Two intergenerational participant groups recount pedagogical interactions, experienced as affective encounters in the classroom, in a direct performative dialogue that is filmed. The intergenerational participants’ testimonies enable some insights into why entrenched gendered pathways for schoolgirls still persist despite implementation of gender equity programmes in Australia for the past forty years. The importance of this research lies in unhinging practices that continue to be productive of inequity as a material, social, economic, physical and psychological consequence for students.

Girls’ Tales: experiences of schooling, consists of three thirty-minute episodes. This performative documentary compiles a series of interviews regarding recollections of experiences and opportunities of two intergenerational groups of Australian schoolgirls whilst at secondary school. 

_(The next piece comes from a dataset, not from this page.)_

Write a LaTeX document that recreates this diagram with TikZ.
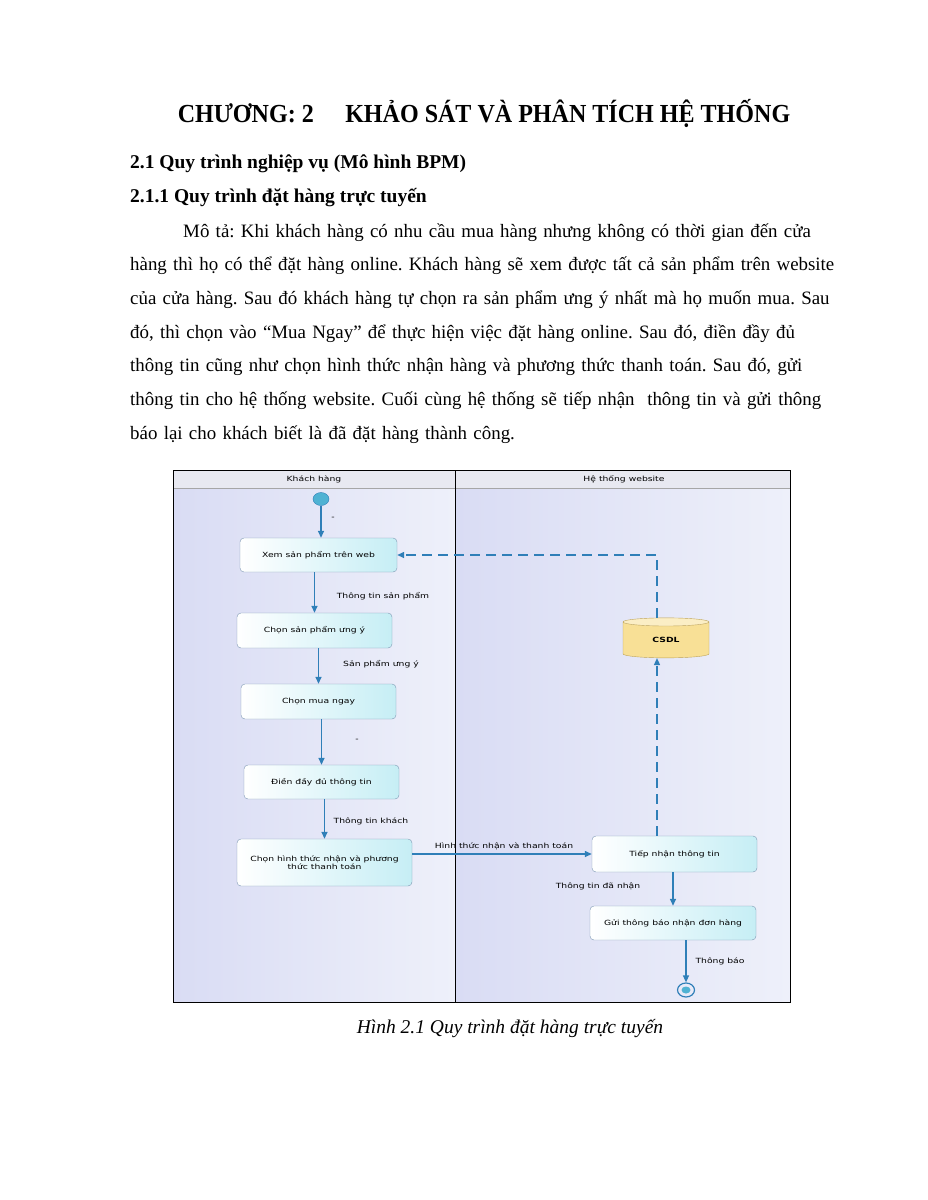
\documentclass[tikz,border=0pt]{standalone}
\usepackage{fontspec}
\usepackage{graphicx}
\setmainfont{Liberation Serif}
\newfontfamily\diagfont[FakeStretch=1.3]{DejaVu Sans}
\usetikzlibrary{positioning, shapes.geometric, arrows.meta}

\definecolor{flowblue}{HTML}{2F7FB8}
\definecolor{boxline}{HTML}{7E98B4}
\definecolor{boxcyan}{HTML}{C6EEF5}
\definecolor{lanedark}{HTML}{D9DCF4}
\definecolor{lanelight}{HTML}{EEF0FA}
\definecolor{headfill}{HTML}{E8E9F1}
\definecolor{dbfill}{HTML}{F8E096}
\definecolor{dbline}{HTML}{BFA458}
\definecolor{startfill}{HTML}{4FB2D3}

\begin{document}
\frenchspacing
\begin{tikzpicture}[
  x=1pt, y=-1pt,
  task/.style={draw=boxline, rounded corners=4pt, left color=white, right color=boxcyan,
    minimum width=155pt, minimum height=35pt, inner sep=2pt, align=center,
    font=\diagfont\fontsize{7.1}{8.5}\selectfont},
  lbl/.style={inner sep=1pt, font=\diagfont\fontsize{7.1}{8.5}\selectfont},
  flow/.style={draw=flowblue, line width=1.4pt, -{Triangle[width=6pt,length=7pt]}},
  dbflow/.style={flow, dash pattern=on 10pt off 6pt},
  store/.style={cylinder, shape border rotate=90, aspect=0.3, draw=dbline,
    cylinder uses custom fill, cylinder body fill=dbfill, cylinder end fill=dbfill!55!white,
    minimum width=86pt, minimum height=40pt, inner sep=0pt,
    font=\diagfont\fontsize{7.1}{8.5}\selectfont\bfseries},
  every node/.style={text=black}
]

% page
\useasboundingbox (0,0) rectangle (927,1200);
\fill[white] (0,0) rectangle (927,1200);

% text of the page
\node[anchor=base, inner sep=0pt, font=\bfseries\fontsize{26}{30}\selectfont] (title) at (484,122)
  {\scalebox{0.925}[1]{CHƯƠNG: 2\hspace{34pt}KHẢO SÁT VÀ PHÂN TÍCH HỆ THỐNG}};
\node[anchor=base west, inner sep=0pt, font=\bfseries\fontsize{19.5}{24}\selectfont] (sec) at (130,168)
  {2.1 Quy trình nghiệp vụ (Mô hình BPM)};
\node[anchor=base west, inner sep=0pt, font=\bfseries\fontsize{19.5}{24}\selectfont] (subsec) at (130,202)
  {2.1.1 Quy trình đặt hàng trực tuyến};
\node[anchor=base west, text width=720pt, inner sep=0pt, align=left,
  font=\fontsize{18.9}{33.7}\selectfont] (desc) at (130,237) {%
  \hspace*{53pt}Mô tả: Khi khách hàng có nhu cầu mua hàng nhưng không có thời gian đến cửa\\
  hàng thì họ có thể đặt hàng online. Khách hàng sẽ xem được tất cả sản phẩm trên website\\
  của cửa hàng. Sau đó khách hàng tự chọn ra sản phẩm ưng ý nhất mà họ muốn mua. Sau\\
  đó, thì chọn vào “Mua Ngay” để thực hiện việc đặt hàng online. Sau đó, điền đầy đủ\\
  thông tin cũng như chọn hình thức nhận hàng và phương thức thanh toán. Sau đó, gửi\\
  thông tin cho hệ thống website. Cuối cùng hệ thống sẽ tiếp nhận \ thông tin và gửi thông\\
  báo lại cho khách biết là đã đặt hàng thành công.};

% swimlanes
\shade[left color=lanedark, right color=lanelight] (173,488) rectangle (455,1002);
\shade[left color=lanedark, right color=lanelight] (455,488) rectangle (790,1002);
\fill[headfill] (173,470) rectangle (790,488);
\draw[gray!70] (173,488) -- (790,488);
\draw[line width=1pt] (455,470) -- (455,1002);
\draw[line width=1pt] (173,470) rectangle (790,1002);
\node[lbl] (laneA) at (314,479) {Khách hàng};
\node[lbl] (laneB) at (624,479) {Hệ thống website};

% steps
\node[ellipse, draw=flowblue, fill=startfill, minimum width=16pt, minimum height=13pt, inner sep=0pt] (start) at (321,499) {};
\node[task, minimum width=157pt, minimum height=34pt] (xem) at (318.5,555) {Xem sản phẩm trên web};
\node[task] (chonsp) at (314.5,630.5) {Chọn sản phẩm ưng ý};
\node[task] (chonmua) at (318.5,701.5) {Chọn mua ngay};
\node[task, minimum height=34pt] (dien) at (321.5,782) {Điền đầy đủ thông tin};
\node[task, minimum width=175pt, minimum height=47pt] (chonht) at (324.5,862.5)
  {Chọn hình thức nhận và phương\\thức thanh toán};
\node[task, minimum width=165pt, minimum height=36pt] (tiepnhan) at (674.5,854) {Tiếp nhận thông tin};
\node[task, minimum width=166pt, minimum height=34pt] (guitb) at (673,923) {Gửi thông báo nhận đơn hàng};
\node[store] (csdl) at (666,640) {CSDL};
\node[ellipse, draw=flowblue, line width=1.2pt, minimum width=17pt, minimum height=14pt, inner sep=0pt] (stop) at (686,990) {};
\fill[startfill] (stop) ellipse (4.5pt and 3.5pt);

\coordinate (dbx) at (657,0);

% connections
\draw[flow] (start) -- (start |- xem.north);
\draw[flow] (chonsp.north |- xem.south) -- (chonsp.north);
\draw[flow] (chonmua.north |- chonsp.south) -- (chonmua.north);
\draw[flow] (dien.north |- chonmua.south) -- (dien.north);
\draw[flow] (chonht.north |- dien.south) -- (chonht.north);
\draw[flow] (chonht.east |- tiepnhan) -- (tiepnhan.west);
\draw[flow] (guitb.north |- tiepnhan.south) -- (guitb.north);
\draw[flow] (stop |- guitb.south) -- (stop.north);
\draw[dbflow] (tiepnhan.north -| dbx) -- (csdl.south -| dbx);
\draw[dbflow] (csdl.north -| dbx) |- (xem.east);

% labels
\node[lbl] (l1) at (333,518) {-};
\node[lbl] (l2) at (383,596) {Thông tin sản phẩm};
\node[lbl] (l3) at (381,664) {Sản phẩm ưng ý};
\node[lbl] (l4) at (357,740) {-};
\node[lbl] (l5) at (371,821) {Thông tin khách};
\node[lbl] (l6) at (504,846) {Hình thức nhận và thanh toán};
\node[lbl] (l7) at (598,886) {Thông tin đã nhận};
\node[lbl] (l8) at (720,961) {Thông báo};

% caption
\node[anchor=base, inner sep=0pt, font=\itshape\fontsize{19.5}{23}\selectfont] (cap) at (510,1033)
  {Hình 2.1 Quy trình đặt hàng trực tuyến};

\end{tikzpicture}
\end{document}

Episode One recounts instances of happiness and belonging at secondary school alongside incidences of non-belonging. Experiences retold include issues of negotiation surrounding the requirements of wearing school uniforms that inform a conception of desirable bodies.

Episode Two recounts student interactions with teachers and others involving injurious speech acts in entanglement with educational participation. It also recounts the impact of school spaces and illustrates the dynamism of matter. This episode discusses subject/activity participation and elucidates a particular troubled relationship for these female bodies with mathematics.

Episode three considers affective interactions encountered that include experiences undergone connected to sex education and sex talk at school. These accounts inform how exclusions were explicitly made through the reductive production of difference and retell experiences of bullying.